» Entries:
::::::::::

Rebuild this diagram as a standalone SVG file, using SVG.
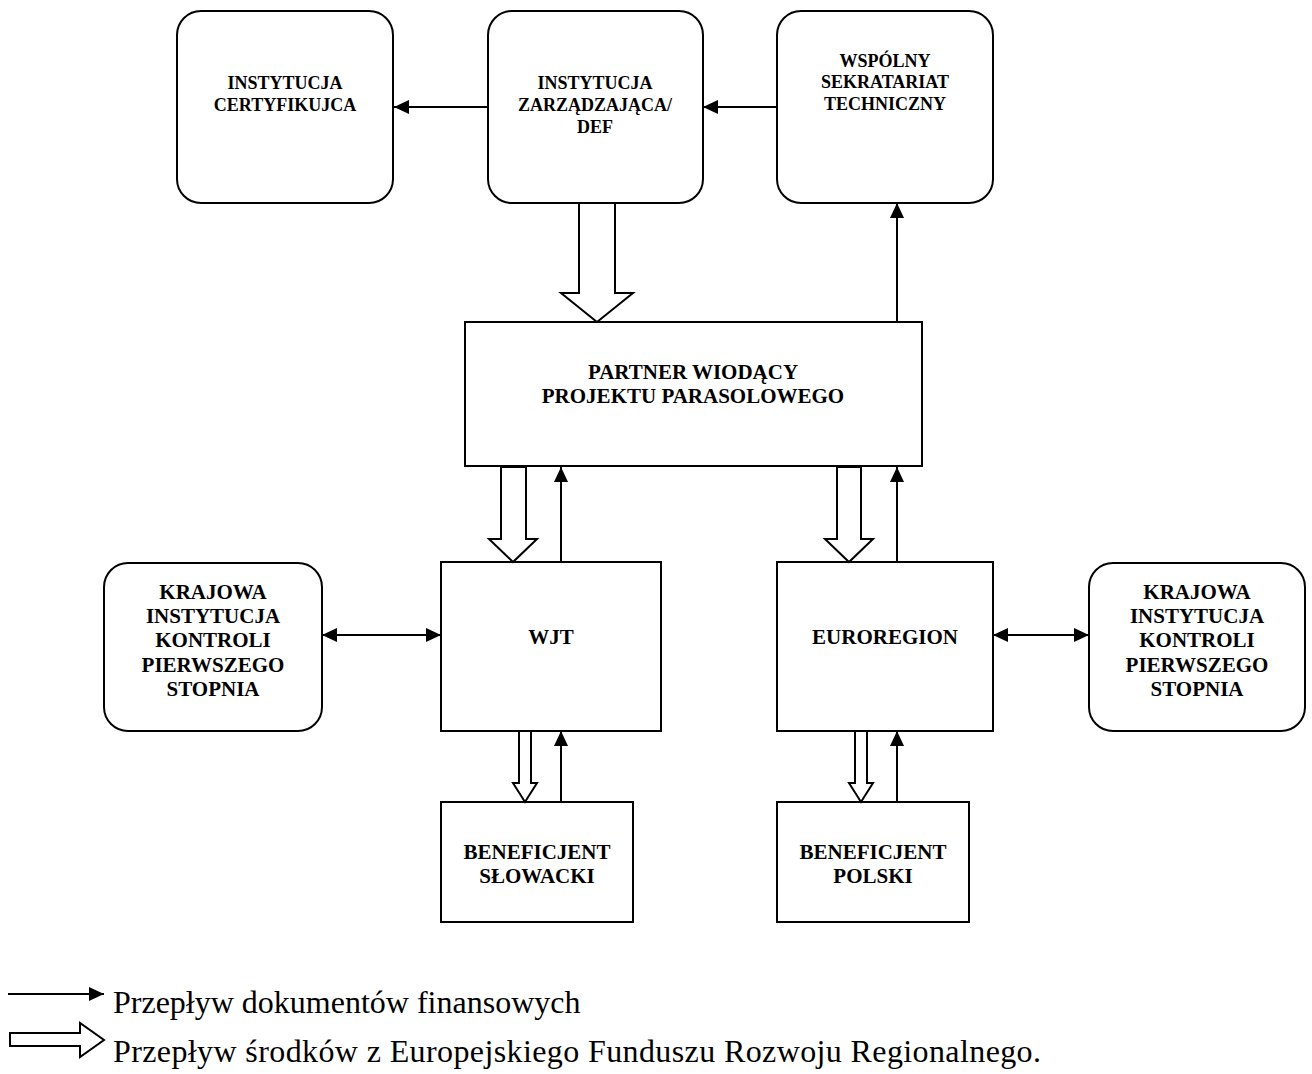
<svg xmlns="http://www.w3.org/2000/svg" width="1312" height="1074" viewBox="0 0 1312 1074">
<defs>
<style>
.box{fill:#fff;stroke:#000;stroke-width:2}
.t{font-family:"Liberation Serif","Times New Roman",serif;font-weight:bold;font-size:21px;text-anchor:middle;fill:#000}
.ts{font-size:18px}
.leg{font-family:"Liberation Serif","Times New Roman",serif;font-size:32px;fill:#000}
.ln{stroke:#000;stroke-width:2;fill:none}
.blk{fill:#fff;stroke:#000;stroke-width:2;stroke-linejoin:miter}
</style>
<marker id="ah" viewBox="0 0 15 14" refX="15" refY="7" markerWidth="15" markerHeight="14" markerUnits="userSpaceOnUse" orient="auto-start-reverse">
<path d="M0,0 L15,7 L0,14 Z" fill="#000"/>
</marker>
</defs>
<rect width="1312" height="1074" fill="#fff"/>

<g id="n-cert">
<rect class="box" x="177" y="11" width="216" height="192" rx="24" ry="24"/>
<text class="t ts" x="285" y="89">INSTYTUCJA</text>
<text class="t ts" x="285" y="111">CERTYFIKUJCA</text>
</g>
<g id="n-zarz">
<rect class="box" x="488" y="11" width="215" height="192" rx="24" ry="24"/>
<text class="t ts" x="595" y="89">INSTYTUCJA</text>
<text class="t ts" x="595" y="111">ZARZĄDZAJĄCA/</text>
<text class="t ts" x="595" y="133">DEF</text>
</g>
<g id="n-wst">
<rect class="box" x="777" y="11" width="216" height="192" rx="24" ry="24"/>
<text class="t ts" x="885" y="67">WSPÓLNY</text>
<text class="t ts" x="885" y="88">SEKRATARIAT</text>
<text class="t ts" x="885" y="110">TECHNICZNY</text>
</g>
<g id="n-partner">
<rect class="box" x="465" y="322" width="457" height="144"/>
<text class="t" x="693" y="379">PARTNER WIODĄCY</text>
<text class="t" x="693" y="403">PROJEKTU PARASOLOWEGO</text>
</g>
<g id="n-kk1">
<rect class="box" x="104" y="563" width="218" height="168" rx="24" ry="24"/>
<text class="t" x="213" y="599">KRAJOWA</text>
<text class="t" x="213" y="623">INSTYTUCJA</text>
<text class="t" x="213" y="647">KONTROLI</text>
<text class="t" x="213" y="672">PIERWSZEGO</text>
<text class="t" x="213" y="696">STOPNIA</text>
</g>
<g id="n-wjt">
<rect class="box" x="441" y="562" width="220" height="169"/>
<text class="t" x="551" y="644">WJT</text>
</g>
<g id="n-euro">
<rect class="box" x="777" y="562" width="216" height="169"/>
<text class="t" x="885" y="644">EUROREGION</text>
</g>
<g id="n-kk2">
<rect class="box" x="1089" y="563" width="216" height="168" rx="24" ry="24"/>
<text class="t" x="1197" y="599">KRAJOWA</text>
<text class="t" x="1197" y="623">INSTYTUCJA</text>
<text class="t" x="1197" y="647">KONTROLI</text>
<text class="t" x="1197" y="672">PIERWSZEGO</text>
<text class="t" x="1197" y="696">STOPNIA</text>
</g>
<g id="n-bsk">
<rect class="box" x="441" y="802" width="192" height="120"/>
<text class="t" x="537" y="859">BENEFICJENT</text>
<text class="t" x="537" y="883">SŁOWACKI</text>
</g>
<g id="n-bpl">
<rect class="box" x="777" y="802" width="192" height="120"/>
<text class="t" x="873" y="859">BENEFICJENT</text>
<text class="t" x="873" y="883">POLSKI</text>
</g>

<g id="connectors">
<line class="ln" x1="488" y1="107" x2="394" y2="107" marker-end="url(#ah)"/>
<line class="ln" x1="777" y1="107" x2="703" y2="107" marker-end="url(#ah)"/>
<line class="ln" x1="897" y1="322" x2="897" y2="203" marker-end="url(#ah)"/>
<polygon class="blk" points="579,203 615,203 615,293 633,293 597,322 561,293 579,293"/>
<polygon class="blk" points="501,467 526,467 526,539 537,539 513,562 489,539 501,539"/>
<line class="ln" x1="561" y1="562" x2="561" y2="467" marker-end="url(#ah)"/>
<polygon class="blk" points="837,467 861,467 861,539 873,539 849,562 825,539 837,539"/>
<line class="ln" x1="897" y1="562" x2="897" y2="467" marker-end="url(#ah)"/>
<line class="ln" x1="322" y1="635" x2="441" y2="635" marker-start="url(#ah)" marker-end="url(#ah)"/>
<line class="ln" x1="993" y1="635" x2="1089" y2="635" marker-start="url(#ah)" marker-end="url(#ah)"/>
<polygon class="blk" points="519,731 531,731 531,783 537,783 525,802 513,783 519,783"/>
<line class="ln" x1="561" y1="802" x2="561" y2="731" marker-end="url(#ah)"/>
<polygon class="blk" points="855,731 867,731 867,783 873,783 861,802 849,783 855,783"/>
<line class="ln" x1="897" y1="802" x2="897" y2="731" marker-end="url(#ah)"/>
</g>

<g id="legend">
<line class="ln" x1="8" y1="994" x2="104" y2="994" marker-end="url(#ah)"/>
<polygon class="blk" points="10,1033 80,1033 80,1023 104,1040 80,1057 80,1046 10,1046"/>
<text class="leg" x="113" y="1013">Przepływ dokumentów finansowych</text>
<text class="leg" x="113" y="1062" textLength="928" lengthAdjust="spacing">Przepływ środków z Europejskiego Funduszu Rozwoju Regionalnego.</text>
</g>
</svg>
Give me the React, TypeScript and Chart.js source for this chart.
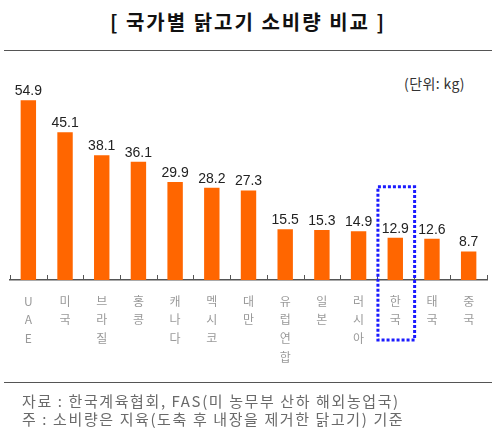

::::::::::

The entries above should be reproduced exactly, without their pictures.

» Written response:
Rebuild this diagram as a standalone SVG file, using SVG.
<svg xmlns="http://www.w3.org/2000/svg" width="1312" height="1074" viewBox="0 0 1312 1074">
<defs>
<style>
.box{fill:#fff;stroke:#000;stroke-width:2}
.t{font-family:"Liberation Serif","Times New Roman",serif;font-weight:bold;font-size:21px;text-anchor:middle;fill:#000}
.ts{font-size:18px}
.leg{font-family:"Liberation Serif","Times New Roman",serif;font-size:32px;fill:#000}
.ln{stroke:#000;stroke-width:2;fill:none}
.blk{fill:#fff;stroke:#000;stroke-width:2;stroke-linejoin:miter}
</style>
<marker id="ah" viewBox="0 0 15 14" refX="15" refY="7" markerWidth="15" markerHeight="14" markerUnits="userSpaceOnUse" orient="auto-start-reverse">
<path d="M0,0 L15,7 L0,14 Z" fill="#000"/>
</marker>
</defs>
<rect width="1312" height="1074" fill="#fff"/>

<g id="n-cert">
<rect class="box" x="177" y="11" width="216" height="192" rx="24" ry="24"/>
<text class="t ts" x="285" y="89">INSTYTUCJA</text>
<text class="t ts" x="285" y="111">CERTYFIKUJCA</text>
</g>
<g id="n-zarz">
<rect class="box" x="488" y="11" width="215" height="192" rx="24" ry="24"/>
<text class="t ts" x="595" y="89">INSTYTUCJA</text>
<text class="t ts" x="595" y="111">ZARZĄDZAJĄCA/</text>
<text class="t ts" x="595" y="133">DEF</text>
</g>
<g id="n-wst">
<rect class="box" x="777" y="11" width="216" height="192" rx="24" ry="24"/>
<text class="t ts" x="885" y="67">WSPÓLNY</text>
<text class="t ts" x="885" y="88">SEKRATARIAT</text>
<text class="t ts" x="885" y="110">TECHNICZNY</text>
</g>
<g id="n-partner">
<rect class="box" x="465" y="322" width="457" height="144"/>
<text class="t" x="693" y="379">PARTNER WIODĄCY</text>
<text class="t" x="693" y="403">PROJEKTU PARASOLOWEGO</text>
</g>
<g id="n-kk1">
<rect class="box" x="104" y="563" width="218" height="168" rx="24" ry="24"/>
<text class="t" x="213" y="599">KRAJOWA</text>
<text class="t" x="213" y="623">INSTYTUCJA</text>
<text class="t" x="213" y="647">KONTROLI</text>
<text class="t" x="213" y="672">PIERWSZEGO</text>
<text class="t" x="213" y="696">STOPNIA</text>
</g>
<g id="n-wjt">
<rect class="box" x="441" y="562" width="220" height="169"/>
<text class="t" x="551" y="644">WJT</text>
</g>
<g id="n-euro">
<rect class="box" x="777" y="562" width="216" height="169"/>
<text class="t" x="885" y="644">EUROREGION</text>
</g>
<g id="n-kk2">
<rect class="box" x="1089" y="563" width="216" height="168" rx="24" ry="24"/>
<text class="t" x="1197" y="599">KRAJOWA</text>
<text class="t" x="1197" y="623">INSTYTUCJA</text>
<text class="t" x="1197" y="647">KONTROLI</text>
<text class="t" x="1197" y="672">PIERWSZEGO</text>
<text class="t" x="1197" y="696">STOPNIA</text>
</g>
<g id="n-bsk">
<rect class="box" x="441" y="802" width="192" height="120"/>
<text class="t" x="537" y="859">BENEFICJENT</text>
<text class="t" x="537" y="883">SŁOWACKI</text>
</g>
<g id="n-bpl">
<rect class="box" x="777" y="802" width="192" height="120"/>
<text class="t" x="873" y="859">BENEFICJENT</text>
<text class="t" x="873" y="883">POLSKI</text>
</g>

<g id="connectors">
<line class="ln" x1="488" y1="107" x2="394" y2="107" marker-end="url(#ah)"/>
<line class="ln" x1="777" y1="107" x2="703" y2="107" marker-end="url(#ah)"/>
<line class="ln" x1="897" y1="322" x2="897" y2="203" marker-end="url(#ah)"/>
<polygon class="blk" points="579,203 615,203 615,293 633,293 597,322 561,293 579,293"/>
<polygon class="blk" points="501,467 526,467 526,539 537,539 513,562 489,539 501,539"/>
<line class="ln" x1="561" y1="562" x2="561" y2="467" marker-end="url(#ah)"/>
<polygon class="blk" points="837,467 861,467 861,539 873,539 849,562 825,539 837,539"/>
<line class="ln" x1="897" y1="562" x2="897" y2="467" marker-end="url(#ah)"/>
<line class="ln" x1="322" y1="635" x2="441" y2="635" marker-start="url(#ah)" marker-end="url(#ah)"/>
<line class="ln" x1="993" y1="635" x2="1089" y2="635" marker-start="url(#ah)" marker-end="url(#ah)"/>
<polygon class="blk" points="519,731 531,731 531,783 537,783 525,802 513,783 519,783"/>
<line class="ln" x1="561" y1="802" x2="561" y2="731" marker-end="url(#ah)"/>
<polygon class="blk" points="855,731 867,731 867,783 873,783 861,802 849,783 855,783"/>
<line class="ln" x1="897" y1="802" x2="897" y2="731" marker-end="url(#ah)"/>
</g>

<g id="legend">
<line class="ln" x1="8" y1="994" x2="104" y2="994" marker-end="url(#ah)"/>
<polygon class="blk" points="10,1033 80,1033 80,1023 104,1040 80,1057 80,1046 10,1046"/>
<text class="leg" x="113" y="1013">Przepływ dokumentów finansowych</text>
<text class="leg" x="113" y="1062" textLength="928" lengthAdjust="spacing">Przepływ środków z Europejskiego Funduszu Rozwoju Regionalnego.</text>
</g>
</svg>
Give me the React, TypeScript and Chart.js source for this chart.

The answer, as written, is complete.